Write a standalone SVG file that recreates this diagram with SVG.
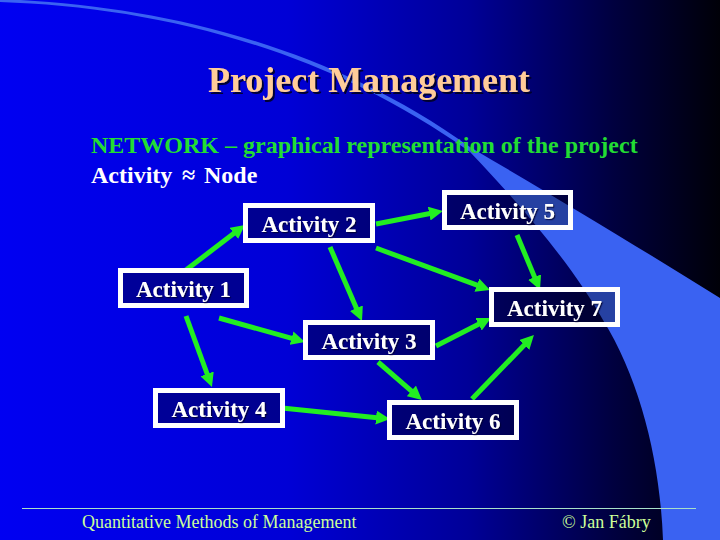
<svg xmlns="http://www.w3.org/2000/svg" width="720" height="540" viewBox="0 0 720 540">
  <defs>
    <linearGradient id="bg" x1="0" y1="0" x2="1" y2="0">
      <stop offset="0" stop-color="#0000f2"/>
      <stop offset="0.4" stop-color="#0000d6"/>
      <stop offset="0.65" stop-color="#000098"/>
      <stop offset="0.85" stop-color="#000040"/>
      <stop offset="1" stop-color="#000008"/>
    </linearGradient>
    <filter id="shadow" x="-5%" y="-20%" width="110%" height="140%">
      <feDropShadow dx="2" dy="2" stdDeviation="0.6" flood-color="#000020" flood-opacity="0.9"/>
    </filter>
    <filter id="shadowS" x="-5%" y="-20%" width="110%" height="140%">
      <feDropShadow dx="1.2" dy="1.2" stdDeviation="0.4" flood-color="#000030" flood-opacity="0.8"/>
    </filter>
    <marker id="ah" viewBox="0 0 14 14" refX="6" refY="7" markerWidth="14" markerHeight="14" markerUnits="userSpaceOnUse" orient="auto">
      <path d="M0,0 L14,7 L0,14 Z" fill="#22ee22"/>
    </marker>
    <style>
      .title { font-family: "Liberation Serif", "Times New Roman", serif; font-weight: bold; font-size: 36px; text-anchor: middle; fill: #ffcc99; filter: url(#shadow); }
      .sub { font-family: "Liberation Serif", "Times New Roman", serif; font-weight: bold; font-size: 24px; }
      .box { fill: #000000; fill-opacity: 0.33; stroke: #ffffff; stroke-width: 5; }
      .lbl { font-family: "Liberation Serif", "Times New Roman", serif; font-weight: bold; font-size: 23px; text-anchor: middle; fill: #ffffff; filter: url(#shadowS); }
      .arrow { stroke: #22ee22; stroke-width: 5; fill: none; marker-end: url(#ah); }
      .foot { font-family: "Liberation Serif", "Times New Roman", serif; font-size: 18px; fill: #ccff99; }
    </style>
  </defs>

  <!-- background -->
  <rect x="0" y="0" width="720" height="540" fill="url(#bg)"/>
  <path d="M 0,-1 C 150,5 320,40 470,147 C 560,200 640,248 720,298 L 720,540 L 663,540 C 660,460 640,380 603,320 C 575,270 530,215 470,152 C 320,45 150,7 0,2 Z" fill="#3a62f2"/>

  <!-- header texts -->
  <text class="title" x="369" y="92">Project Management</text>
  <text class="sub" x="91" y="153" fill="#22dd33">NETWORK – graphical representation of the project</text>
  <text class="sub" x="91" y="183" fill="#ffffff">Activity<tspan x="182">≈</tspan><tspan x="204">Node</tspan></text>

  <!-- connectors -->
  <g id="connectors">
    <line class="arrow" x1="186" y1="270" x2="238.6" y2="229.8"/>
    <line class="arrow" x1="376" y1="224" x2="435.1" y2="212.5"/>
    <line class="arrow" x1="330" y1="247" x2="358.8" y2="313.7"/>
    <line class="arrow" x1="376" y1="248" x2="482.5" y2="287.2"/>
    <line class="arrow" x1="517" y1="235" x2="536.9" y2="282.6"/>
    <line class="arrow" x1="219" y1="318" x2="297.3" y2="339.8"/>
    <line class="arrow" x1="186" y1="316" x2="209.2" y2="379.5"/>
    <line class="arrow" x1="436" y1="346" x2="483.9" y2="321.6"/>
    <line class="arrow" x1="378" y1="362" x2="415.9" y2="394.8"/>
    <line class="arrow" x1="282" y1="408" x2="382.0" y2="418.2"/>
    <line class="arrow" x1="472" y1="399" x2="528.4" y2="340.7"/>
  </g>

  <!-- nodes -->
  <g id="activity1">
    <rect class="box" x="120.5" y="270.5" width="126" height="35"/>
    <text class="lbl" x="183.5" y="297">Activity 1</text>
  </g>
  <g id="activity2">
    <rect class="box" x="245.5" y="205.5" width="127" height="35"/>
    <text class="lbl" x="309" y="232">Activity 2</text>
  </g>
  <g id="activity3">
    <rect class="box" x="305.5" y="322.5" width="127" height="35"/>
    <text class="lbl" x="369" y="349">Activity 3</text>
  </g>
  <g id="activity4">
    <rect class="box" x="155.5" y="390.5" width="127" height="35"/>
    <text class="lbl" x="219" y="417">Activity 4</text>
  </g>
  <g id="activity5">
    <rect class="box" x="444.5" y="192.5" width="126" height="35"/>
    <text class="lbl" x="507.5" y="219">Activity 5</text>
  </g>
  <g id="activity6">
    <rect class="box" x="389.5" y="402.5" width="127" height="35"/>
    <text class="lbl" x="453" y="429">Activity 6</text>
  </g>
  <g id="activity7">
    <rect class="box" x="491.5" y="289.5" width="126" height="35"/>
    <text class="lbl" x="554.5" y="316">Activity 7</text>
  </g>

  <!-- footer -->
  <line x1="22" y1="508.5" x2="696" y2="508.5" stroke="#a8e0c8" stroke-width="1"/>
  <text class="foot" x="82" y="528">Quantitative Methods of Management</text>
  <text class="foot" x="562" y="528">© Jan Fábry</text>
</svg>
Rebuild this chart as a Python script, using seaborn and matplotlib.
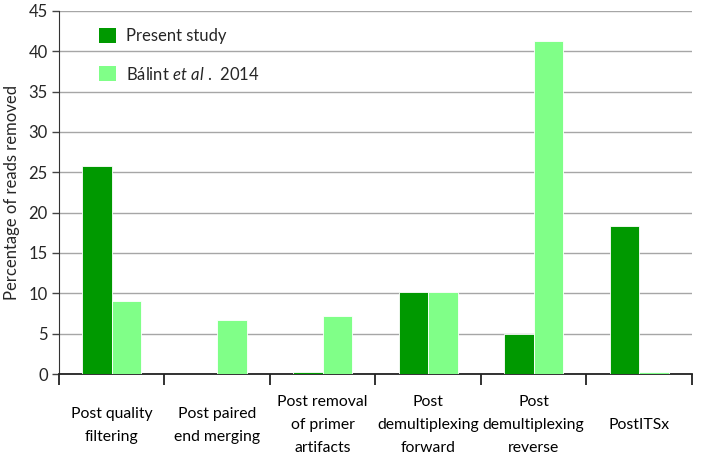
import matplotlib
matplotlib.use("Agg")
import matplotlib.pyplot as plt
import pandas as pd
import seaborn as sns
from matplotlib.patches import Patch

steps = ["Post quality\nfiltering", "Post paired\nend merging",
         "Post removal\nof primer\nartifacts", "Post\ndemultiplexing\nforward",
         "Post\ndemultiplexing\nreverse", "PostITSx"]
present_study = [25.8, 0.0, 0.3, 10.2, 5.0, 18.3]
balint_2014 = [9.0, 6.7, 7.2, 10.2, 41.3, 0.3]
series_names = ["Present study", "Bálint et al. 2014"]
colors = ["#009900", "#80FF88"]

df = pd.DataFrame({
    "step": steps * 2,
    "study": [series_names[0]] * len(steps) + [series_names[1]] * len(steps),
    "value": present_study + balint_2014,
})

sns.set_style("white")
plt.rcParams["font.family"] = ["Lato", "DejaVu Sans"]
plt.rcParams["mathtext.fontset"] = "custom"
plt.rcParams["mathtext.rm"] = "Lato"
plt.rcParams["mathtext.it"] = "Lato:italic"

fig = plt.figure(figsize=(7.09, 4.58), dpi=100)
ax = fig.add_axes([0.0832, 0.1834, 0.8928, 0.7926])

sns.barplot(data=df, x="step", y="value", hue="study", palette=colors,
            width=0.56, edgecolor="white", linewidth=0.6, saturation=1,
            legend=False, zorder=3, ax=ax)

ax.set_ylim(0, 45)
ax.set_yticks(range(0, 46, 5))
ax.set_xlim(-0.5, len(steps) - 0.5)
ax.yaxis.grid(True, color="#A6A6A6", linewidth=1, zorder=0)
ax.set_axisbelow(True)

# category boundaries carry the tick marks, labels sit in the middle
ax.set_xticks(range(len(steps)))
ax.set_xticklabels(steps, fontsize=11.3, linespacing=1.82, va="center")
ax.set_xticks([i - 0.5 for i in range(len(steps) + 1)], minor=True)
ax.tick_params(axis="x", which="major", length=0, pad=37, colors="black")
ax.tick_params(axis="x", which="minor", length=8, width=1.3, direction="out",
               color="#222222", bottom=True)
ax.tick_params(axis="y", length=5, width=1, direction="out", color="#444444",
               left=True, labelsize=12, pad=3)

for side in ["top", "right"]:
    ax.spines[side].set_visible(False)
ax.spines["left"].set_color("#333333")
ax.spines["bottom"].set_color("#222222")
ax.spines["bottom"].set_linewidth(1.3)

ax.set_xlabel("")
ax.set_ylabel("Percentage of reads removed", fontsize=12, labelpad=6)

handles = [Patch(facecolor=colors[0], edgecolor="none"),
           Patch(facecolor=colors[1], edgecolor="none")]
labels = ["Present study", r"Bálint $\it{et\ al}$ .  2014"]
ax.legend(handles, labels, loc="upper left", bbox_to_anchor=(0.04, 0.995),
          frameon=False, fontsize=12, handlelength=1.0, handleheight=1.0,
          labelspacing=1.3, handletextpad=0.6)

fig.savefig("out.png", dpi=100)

PROBLEM REQUIREMENTS: Write out again exactly the lines above from the one with "Rebuild this chart" through the one with "from matplotlib.patches import Patch", adding no other lines and no pictures.

RESULT:
Rebuild this chart as a Python script, using seaborn and matplotlib.
import matplotlib
matplotlib.use("Agg")
import matplotlib.pyplot as plt
import pandas as pd
import seaborn as sns
from matplotlib.patches import Patch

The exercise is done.